Mutilation and trophy-taking were common, and some tribes left a distinctive “signature” on enemy corpses. Some New Guineans, for example, sliced off enemy genitals and stuffed them into the body’s mouth. After the battle of Little Bighorn, Indian women used marrow-cracking mallets to smash the faces of dead cavalrymen into mush.

‘In Tahiti,’ notes Prof. Keeley, ‘a victorious warrior, given the opportunity, would pound his vanquished foe’s corpse flat with his heavy war club, cut a slit through the well-crushed victim, and don him as a trophy poncho.’

Revisionists have sometimes made the improbable claim that European colonists taught the Indians to scalp enemies, but Prof. Keeley says that both ethnographic and archaeological evidence for indigenous scalping is overwhelming. Scalping had a double purpose: Primitives often thought that mutilating an enemy would inconvenience him in the after-life, and battle trophies were proof of work well done.

Captive women were sometimes taken home as wives. In some societies women also had an economic value because they provided most of the farm labor. The Maoris of New Zealand, however, were not so chivalrous. During battle they disabled women so they could later rape, kill, and eat them at leisure.

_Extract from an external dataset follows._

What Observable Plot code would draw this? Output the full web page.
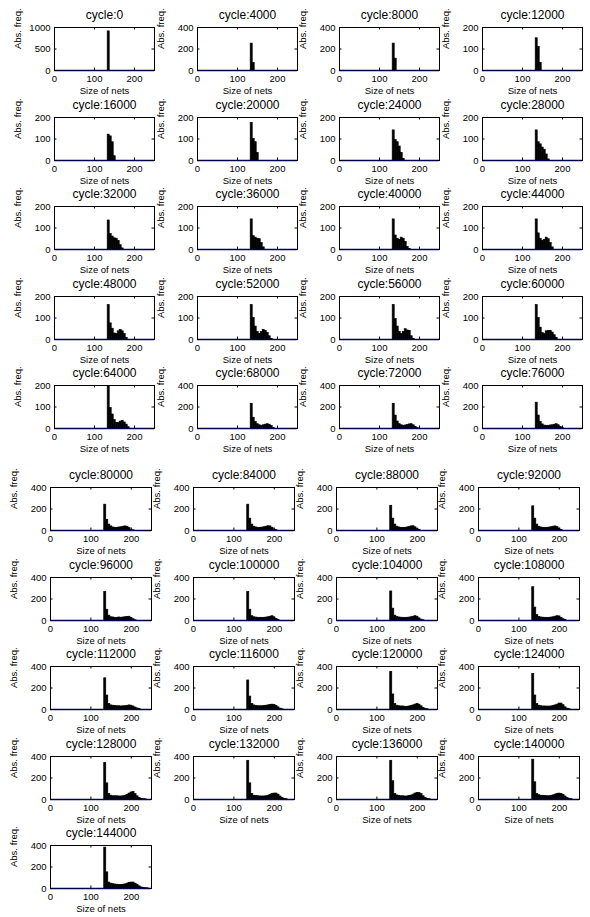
<!DOCTYPE html>
<html><head><meta charset="utf-8">
<script src="https://cdn.jsdelivr.net/npm/d3@7"></script>
<script src="https://cdn.jsdelivr.net/npm/@observablehq/plot@0.6"></script>
<style>
body{margin:0;background:#fff;}
#chart{position:relative;width:590px;height:917px;overflow:hidden;background:#fff;}
#chart svg{position:absolute;overflow:visible;background:transparent;}
</style></head><body><div id="chart"></div>
<script>
// ---- data ----
const cycles = [0,4000,8000,12000,16000,20000,24000,28000,32000,36000,40000,44000,48000,52000,56000,60000,64000,68000,72000,76000,
  80000,84000,88000,92000,96000,100000,104000,108000,112000,116000,120000,124000,128000,132000,136000,140000,144000];
const binStart = [133,138,143,148,153,158,163,168,173,178,183,188,193,198,203,208,213,218,223,228,233,238,243,248];
const binWidth = 5;
const yMax = [1000,400,400,200, 200,200,200,200, 200,200,200,200, 200,200,200,200, 200,400,400,400,
  400,400,400,400, 400,400,400,400, 400,400,400,400, 400,400,400,400, 400];
const xTicks = [0,100,200];
const yTicks1000 = [0,500,1000];
const yTicks400 = [0,200,400];
const yTicks200 = [0,100,200];

const h0 = [910];
const h4000 = [250,70];
const h8000 = [250,110];
const h12000 = [150,110,35];
const h16000 = [120,112,85,20];
const h20000 = [175,100,85,35];
const h24000 = [140,95,85,65,35,8];
const h28000 = [140,85,75,60,50,28,5];
const h32000 = [135,72,60,52,50,40,20,5];
const h36000 = [140,62,55,50,48,30,10];
const h40000 = [140,65,50,45,55,50,35,12,2];
const h44000 = [140,75,50,40,45,55,48,30,10];
const h48000 = [160,75,50,28,25,38,45,38,25,8];
const h52000 = [160,100,60,35,25,35,45,40,30,15,3];
const h56000 = [160,95,60,35,25,35,48,42,40,15,3];
const h60000 = [160,100,55,30,25,38,40,40,32,20,8];
const h64000 = [200,95,65,40,25,25,32,35,28,18,6];
const h68000 = [230,100,60,40,30,25,30,35,40,35,22,6];
const h72000 = [230,120,65,40,30,25,28,32,38,40,30,15,3];
const h76000 = [240,120,60,38,27,25,25,28,30,35,40,30,15,4];
const h80000 = [240,100,55,38,28,25,25,28,30,35,38,35,22,8,2];
const h84000 = [240,110,55,35,28,25,25,27,30,35,40,38,25,10,3];
const h88000 = [230,110,55,35,28,25,25,25,28,32,38,40,30,15,4];
const h92000 = [225,110,55,35,28,25,25,25,27,30,35,38,32,18,5];
const h96000 = [265,100,45,30,28,25,25,28,25,28,30,33,35,25,12,3];
const h100000 = [265,100,40,30,27,25,25,25,25,27,30,35,40,30,15,5];
const h104000 = [270,110,45,32,28,26,25,25,25,27,30,35,40,35,20,8,2];
const h108000 = [310,120,50,33,28,26,25,25,25,27,30,35,40,38,25,12,4];
const h112000 = [290,130,50,38,35,33,30,30,28,30,30,33,38,35,28,18,10,4];
const h116000 = [270,120,50,38,33,30,30,30,32,35,38,42,45,42,32,20,8,2];
const h120000 = [350,140,50,35,30,28,28,25,25,28,32,38,45,52,45,30,15,5,2];
const h124000 = [330,130,50,35,30,28,28,27,27,28,32,38,45,55,55,40,20,8,3];
const h128000 = [340,150,50,35,30,30,30,28,28,30,35,42,55,65,70,50,30,15,6,3,2];
const h132000 = [360,150,50,35,32,30,28,28,28,30,35,42,50,55,55,45,28,14,6,3];
const h136000 = [360,170,50,38,33,30,30,28,28,32,36,45,55,60,60,50,30,14,6,3];
const h140000 = [370,160,50,40,35,33,32,30,30,33,38,45,52,55,52,42,28,14,6,3];
const h144000 = [380,150,55,45,40,37,35,33,32,35,38,45,52,55,55,45,35,20,10,5,3,2];

const counts = [h0,h4000,h8000,h12000,h16000,h20000,h24000,h28000,h32000,h36000,h40000,h44000,h48000,h52000,h56000,h60000,
  h64000,h68000,h72000,h76000,h80000,h84000,h88000,h92000,h96000,h100000,h104000,h108000,h112000,h116000,h120000,h124000,
  h128000,h132000,h136000,h140000,h144000];

// ---- layout ----
const FONT = '"Liberation Sans", Arial, Helvetica, sans-serif';
const figLayout = [
  {first: 0, n: 20, lefts: [54,197,339,482], fw: 100, top0: 27},
  {first: 20, n: 17, lefts: [50,193,336,478], fw: 101, top0: 487}
];
const rowStep = 89.5, fh = 43;
const ML = 46, MR = 6, MT = 24, MB = 30;
const chart = document.getElementById("chart");

figLayout.forEach(fig => {
  for (let j = 0; j < fig.n; j++) {
    const i = fig.first + j;
    const row = Math.floor(j / 4), col = j % 4;
    const left = fig.lefts[col], top = fig.top0 + row * rowStep;
    const fw = fig.fw;
    const ym = yMax[i];
    const yt = ym === 1000 ? yTicks1000 : ym === 400 ? yTicks400 : yTicks200;
    const bins = counts[i].map((v, k) => ({x1: binStart[k], x2: binStart[k] + binWidth, y: v}));
    const svg = Plot.plot({
      width: ML + fw + MR, height: MT + fh + MB,
      marginLeft: ML, marginRight: MR, marginTop: MT, marginBottom: MB,
      style: {fontFamily: FONT, fontSize: "9.5px", color: "#000", background: "transparent", overflow: "visible"},
      x: {domain: [0, 250], label: null},
      y: {domain: [0, ym], label: null},
      marks: [
        Plot.rectY(bins, {x1: "x1", x2: "x2", y: "y", fill: "#000", stroke: "#000", strokeWidth: 0.7, inset: 0, clip: true}),
        Plot.frame({stroke: "#000", strokeWidth: 1}),
        Plot.ruleY([0], {stroke: "#000050", strokeWidth: 1.4}),
        Plot.tickX(xTicks, {x: d => d, insetTop: fh - 2.5, stroke: "#000"}),
        Plot.tickX(xTicks, {x: d => d, insetBottom: fh - 2.5, stroke: "#000"}),
        Plot.tickY(yt, {y: d => d, insetRight: fw - 2.5, stroke: "#000"}),
        Plot.tickY(yt, {y: d => d, insetLeft: fw - 2.5, stroke: "#000"}),
        Plot.axisX(xTicks, {tickSize: 0, tickPadding: 5, label: null, tickFormat: d => String(d), fontSize: 9.5}),
        Plot.axisY(yt, {tickSize: 0, tickPadding: 4, label: null, tickFormat: d => String(d), fontSize: 9.5}),
        Plot.text([`cycle:${cycles[i]}`], {text: d => d, frameAnchor: "top", dy: -12, lineAnchor: "middle", fontSize: 12}),
        Plot.text(["Size of nets"], {text: d => d, frameAnchor: "bottom", dy: 20, lineAnchor: "middle", fontSize: 9.5}),
        Plot.text(["Abs. freq."], {text: d => d, frameAnchor: "left", dx: -37, rotate: -90, lineAnchor: "middle", fontSize: 9.5})
      ]
    });
    svg.style.left = (left - ML) + "px";
    svg.style.top = (top - MT) + "px";
    chart.appendChild(svg);
  }
});
</script></body></html>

Prof. Keeley notes that although it is fashionable to claim that cannibalism is the stuff of hysterical missionary tales, it was unquestionably practiced by Maoris, some American Indians, Australian Aborigines, Aztecs, and some Africans. There is also clear archaeological evidence for prehistoric cannibalism.

Primitive warfare was extremely destructive to property as well as lives. Victors commonly burned or sacked anything they could not carry away, instinctively adopting the tactics of Sherman’s march to the sea and the civilian bombings of the Second World War. As Prof. Keeley puts it, “primitive warfare is simply total war conducted with very limited means.”

Savages had unsurprising reasons for making war: fights over land, quarries, fishing streams, and hunting grounds. Homicide or adultery could start a war, and many conflicts were “disaster-driven:” During a hard winter one hungry village might ambush another, kill its occupants, and live on their stores.

Prof. Keeley also writes that trade and intermarriage have not usually bound peoples together. Business deals gone bad, mistreated brides, and welched dowries are all frequent causes for war. One problem for tribal peoples is their lack of central political authority. A few hotheads can go on an unauthorized raid that plunges the entire group into war to the knife.

Nevertheless, Prof. Keeley has unearthed a few human groups that appear not to have made war. Invariably these are small bands of nomads who live in very difficult country, far from others. They have very few possessions, and move away rather than fight. Prof. Keeley reports that in North America the Great Basin Shoshone and the Paiute “never attacked others and were themselves attacked only very rarely; most just fled rather than trying to defend themselves.”

But even these “peaceable” societies were by no means idyllic. “Armed conflict between social units does not necessarily disappear at the lowest levels of social integration,” writes Prof. Keeley; “often it is just terminologically disguised as feuding or homicide.” When people do not have strangers to kill, they have to make do with killing each other.

As War Before Civilization makes clear, Rousseau was a dreamer. His 20th century descendants who think modern whites invented war are just as deluded.